## Description of the task
Please write the listing below out again exactly, leaving every picture behind.

## Data section
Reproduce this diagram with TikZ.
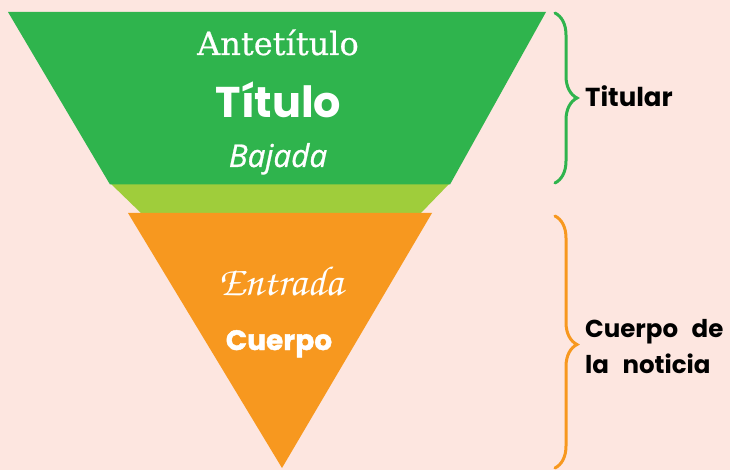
\documentclass[tikz,border=0pt]{standalone}
\usepackage{fontspec}
\usetikzlibrary{decorations.pathreplacing}
\newfontfamily\popfont{Poppins}
\newfontfamily\popheavy{Poppins}[BoldFeatures={FakeBold=1.5}]
\newfontfamily\serfont{DejaVu Serif}[UprightFeatures={FakeBold=0.6}]
\newfontfamily\osfont{Open Sans}[ItalicFeatures={FakeBold=0.8}]
\newfontfamily\chorusfont{texgyrechorus-mediumitalic.otf}
\definecolor{bgpink}{HTML}{FDE6E0}
\definecolor{fgreen}{HTML}{2FB44D}
\definecolor{lgreen}{HTML}{9FCD3B}
\definecolor{forange}{HTML}{F7981F}
\tikzset{
  intext/.style={text=white, inner sep=0pt, anchor=base},
  sidetext/.style={text=black, inner sep=0pt, anchor=base west},
  bracedeco/.style={line width=3pt, line cap=round, decorate, decoration={brace, amplitude=22pt}}
}
\begin{document}
\begin{tikzpicture}[x=1pt,y=-1pt]
\fill[bgpink] (0,0) rectangle (730,470);
\useasboundingbox (0,0) rectangle (730,470);
% light green band
\fill[lgreen] (110,183) -- (450,183) -- (420,214) -- (142,214) -- cycle;
% green trapezoid
\fill[fgreen] (8,12) -- (546,12) -- (450,184.5) -- (110,184.5) -- cycle;
% orange triangle
\fill[forange] (128,213) -- (432,213) -- (282,468) -- cycle;
% texts
\node[intext, font=\serfont\fontsize{32}{32}\selectfont] (ante) at (278,55) {Antetítulo};
\node[intext, font=\popfont\bfseries\fontsize{43}{43}\selectfont] (titulo) at (278.5,118) {Título};
\node[intext, font=\osfont\itshape\fontsize{31.5}{31.5}\selectfont] (bajada) at (278,167) {Bajada};
\node[intext, font=\chorusfont\fontsize{42}{42}\selectfont] (entrada) at (281,295) {Entrada};
\node[intext, font=\popheavy\bfseries\fontsize{28}{28}\selectfont] (cuerpo) at (279,350) {Cuerpo};
% braces
\coordinate (gtop) at (555,13);
\coordinate (gbot) at (555,183);
\coordinate (otop) at (555,216);
\coordinate (obot) at (555,468);
\draw[fgreen, bracedeco] (gtop) -- (gbot);
\draw[forange, bracedeco, decoration={aspect=0.51}] (otop) -- (obot);
\node[sidetext, font=\popfont\bfseries\fontsize{26}{26}\selectfont] (titular) at (585,107) {Titular};
\node[sidetext, font=\popfont\bfseries\fontsize{24.5}{24.5}\selectfont] (cuerpode) at (585,337) {Cuerpo\hspace{0.55em}de};
\node[sidetext, font=\popfont\bfseries\fontsize{24.5}{24.5}\selectfont] (noticia) at (585,373) {la\hspace{0.55em}noticia};
\end{tikzpicture}
\end{document}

## Response to the exercise
Reproduce this diagram with TikZ.
\documentclass[tikz,border=0pt]{standalone}
\usepackage{fontspec}
\usetikzlibrary{decorations.pathreplacing}
\newfontfamily\popfont{Poppins}
\newfontfamily\popheavy{Poppins}[BoldFeatures={FakeBold=1.5}]
\newfontfamily\serfont{DejaVu Serif}[UprightFeatures={FakeBold=0.6}]
\newfontfamily\osfont{Open Sans}[ItalicFeatures={FakeBold=0.8}]
\newfontfamily\chorusfont{texgyrechorus-mediumitalic.otf}
\definecolor{bgpink}{HTML}{FDE6E0}
\definecolor{fgreen}{HTML}{2FB44D}
\definecolor{lgreen}{HTML}{9FCD3B}
\definecolor{forange}{HTML}{F7981F}
\tikzset{
  intext/.style={text=white, inner sep=0pt, anchor=base},
  sidetext/.style={text=black, inner sep=0pt, anchor=base west},
  bracedeco/.style={line width=3pt, line cap=round, decorate, decoration={brace, amplitude=22pt}}
}
\begin{document}
\begin{tikzpicture}[x=1pt,y=-1pt]
\fill[bgpink] (0,0) rectangle (730,470);
\useasboundingbox (0,0) rectangle (730,470);
% light green band
\fill[lgreen] (110,183) -- (450,183) -- (420,214) -- (142,214) -- cycle;
% green trapezoid
\fill[fgreen] (8,12) -- (546,12) -- (450,184.5) -- (110,184.5) -- cycle;
% orange triangle
\fill[forange] (128,213) -- (432,213) -- (282,468) -- cycle;
% texts
\node[intext, font=\serfont\fontsize{32}{32}\selectfont] (ante) at (278,55) {Antetítulo};
\node[intext, font=\popfont\bfseries\fontsize{43}{43}\selectfont] (titulo) at (278.5,118) {Título};
\node[intext, font=\osfont\itshape\fontsize{31.5}{31.5}\selectfont] (bajada) at (278,167) {Bajada};
\node[intext, font=\chorusfont\fontsize{42}{42}\selectfont] (entrada) at (281,295) {Entrada};
\node[intext, font=\popheavy\bfseries\fontsize{28}{28}\selectfont] (cuerpo) at (279,350) {Cuerpo};
% braces
\coordinate (gtop) at (555,13);
\coordinate (gbot) at (555,183);
\coordinate (otop) at (555,216);
\coordinate (obot) at (555,468);
\draw[fgreen, bracedeco] (gtop) -- (gbot);
\draw[forange, bracedeco, decoration={aspect=0.51}] (otop) -- (obot);
\node[sidetext, font=\popfont\bfseries\fontsize{26}{26}\selectfont] (titular) at (585,107) {Titular};
\node[sidetext, font=\popfont\bfseries\fontsize{24.5}{24.5}\selectfont] (cuerpode) at (585,337) {Cuerpo\hspace{0.55em}de};
\node[sidetext, font=\popfont\bfseries\fontsize{24.5}{24.5}\selectfont] (noticia) at (585,373) {la\hspace{0.55em}noticia};
\end{tikzpicture}
\end{document}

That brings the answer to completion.